Encounters with Christ: Peter’s Reinstatement
Open Your Bible
Text: John 21:1-25
As darkness settled, Peter decided to go fishing.
Maybe he thought it was the only thing left that he could control. Jesus, whom he loved, had died and risen again. He was overjoyed in knowing his beloved teacher and friend was alive, but guilt-ridden after denying Him (John 18:15-27). His shame had led him here, to familiar waters. With a few trusted friends by his side, Peter pushed off from the shore.
Venturing out into the night, I imagine he looked for solace in the stars. Perhaps he hoped his old everyday routine would bring comfort. He cast his nets far to the left of the boat, but it was a no-go—the expert fisherman couldn’t catch a thing all night (John 21:3-4).
As the sun rose, they drifted toward the beach and looked up to find the Son of God standing on the shore, though they didn’t recognize Him.
“‘Men,’ Jesus called to them, ‘you don’t have any fish, do you?’
‘No,’ they answered.
‘Cast the net on the right side of the boat,’ He told them, ‘and you’ll find some.’ So they did, and they were unable to haul it in because of the large number of fish. Therefore the disciple, the one Jesus loved, said to Peter, ‘It is the Lord!’” (John 21:5-7).
Right then and there, Peter jumped into the water and swam to shore. Despite the angst in his own heart, he couldn’t help but be drawn to another encounter with his Savior and friend. However, there was still unfinished business between them. Before sending him out into the world to help rescue the souls of unbelievers, Jesus would gently restore Peter to Himself (Matthew 18:16-20).

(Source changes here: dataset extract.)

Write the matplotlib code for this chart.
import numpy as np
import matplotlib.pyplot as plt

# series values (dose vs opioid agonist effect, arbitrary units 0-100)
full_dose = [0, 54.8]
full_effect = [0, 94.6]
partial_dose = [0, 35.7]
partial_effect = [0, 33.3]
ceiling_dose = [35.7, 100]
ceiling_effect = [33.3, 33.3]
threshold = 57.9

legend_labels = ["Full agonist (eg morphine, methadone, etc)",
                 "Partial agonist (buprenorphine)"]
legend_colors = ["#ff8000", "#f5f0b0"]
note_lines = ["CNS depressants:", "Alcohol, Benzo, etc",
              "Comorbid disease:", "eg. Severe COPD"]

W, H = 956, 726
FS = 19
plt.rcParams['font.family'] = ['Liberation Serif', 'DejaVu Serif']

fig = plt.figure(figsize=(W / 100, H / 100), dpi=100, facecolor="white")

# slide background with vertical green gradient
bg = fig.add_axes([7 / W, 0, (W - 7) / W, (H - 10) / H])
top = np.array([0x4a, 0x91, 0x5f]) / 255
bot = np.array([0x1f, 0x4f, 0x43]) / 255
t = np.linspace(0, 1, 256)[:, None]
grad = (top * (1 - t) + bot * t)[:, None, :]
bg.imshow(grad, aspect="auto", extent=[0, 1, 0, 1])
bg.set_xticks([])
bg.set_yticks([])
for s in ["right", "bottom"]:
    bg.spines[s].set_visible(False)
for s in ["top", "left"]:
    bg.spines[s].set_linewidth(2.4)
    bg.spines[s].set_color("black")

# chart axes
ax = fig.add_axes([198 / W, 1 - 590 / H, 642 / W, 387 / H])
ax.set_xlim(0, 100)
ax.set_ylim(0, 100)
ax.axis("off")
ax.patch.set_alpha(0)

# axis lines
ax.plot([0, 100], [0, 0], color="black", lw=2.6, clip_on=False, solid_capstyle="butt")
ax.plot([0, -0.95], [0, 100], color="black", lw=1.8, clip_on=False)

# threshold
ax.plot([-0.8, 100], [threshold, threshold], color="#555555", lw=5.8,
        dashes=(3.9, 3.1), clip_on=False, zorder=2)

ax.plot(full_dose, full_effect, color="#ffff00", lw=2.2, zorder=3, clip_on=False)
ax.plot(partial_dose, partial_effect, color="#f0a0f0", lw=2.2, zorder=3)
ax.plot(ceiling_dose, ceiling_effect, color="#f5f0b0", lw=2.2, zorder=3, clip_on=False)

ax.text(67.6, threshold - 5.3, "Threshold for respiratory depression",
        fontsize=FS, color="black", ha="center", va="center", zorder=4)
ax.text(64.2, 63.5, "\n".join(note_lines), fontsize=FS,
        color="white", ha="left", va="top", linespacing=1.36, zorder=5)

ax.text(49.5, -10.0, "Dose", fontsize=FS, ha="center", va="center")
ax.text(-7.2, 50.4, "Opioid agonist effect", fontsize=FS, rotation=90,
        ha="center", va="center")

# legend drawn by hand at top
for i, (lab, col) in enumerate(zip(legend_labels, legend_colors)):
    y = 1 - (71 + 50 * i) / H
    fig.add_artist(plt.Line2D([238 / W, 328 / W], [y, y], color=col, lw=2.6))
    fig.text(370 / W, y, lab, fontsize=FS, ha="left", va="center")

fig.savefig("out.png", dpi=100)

Jesus had a feast waiting for them upon the shore—breakfast a la cookout, I like to call it—a hearty portion of grilled fish and bread, prepared for everyone (John 21:12-13). After they ate their fill, Jesus and Peter stole some moments alone. Jesus had come to do for Peter what He longs to do for each of us: He had come to remove Peter’s shame.
And so for each of the three times Peter denied Him, Jesus asked:
Do you love me?
Feed my lambs.
Do you love me?
You know I love You.
Shepherd my sheep.
Do you love me?
You know everything. You know that I love you.
Feed my sheep.
(John 21:15-17, my paraphrase)
What I love most about this exchange is Jesus’ immediate grace toward Peter after the resurrection. Jesus knew Peter would likely carry the shame and guilt of his denial for the rest of his life, unless He intervened. The point of the cross, after all, was that guilt and sin would no longer hold us captive.
The resurrection power of Jesus sought Peter out, reminding him of everything they’d ever known in their friendship. First, Jesus once again confirmed His love for Peter, and allowed Peter to express his love in return. Then, He gave Peter instruction on how to further this message of love, the gospel. Despite Peter’s denial, his place in the Kingdom never changed. Jesus’ plan and purpose for him remained the same.
When I think of all the ways I’ve blown it, the innumerable ways my actions should’ve thwarted God’s plan and call upon my life, I’m exceedingly humbled. In spite of our shortcomings, God promises to complete His good work in each of us (Philippians 1:6). His power and His love for us are far greater than our sin and shame.
This is the good news! This is the gospel.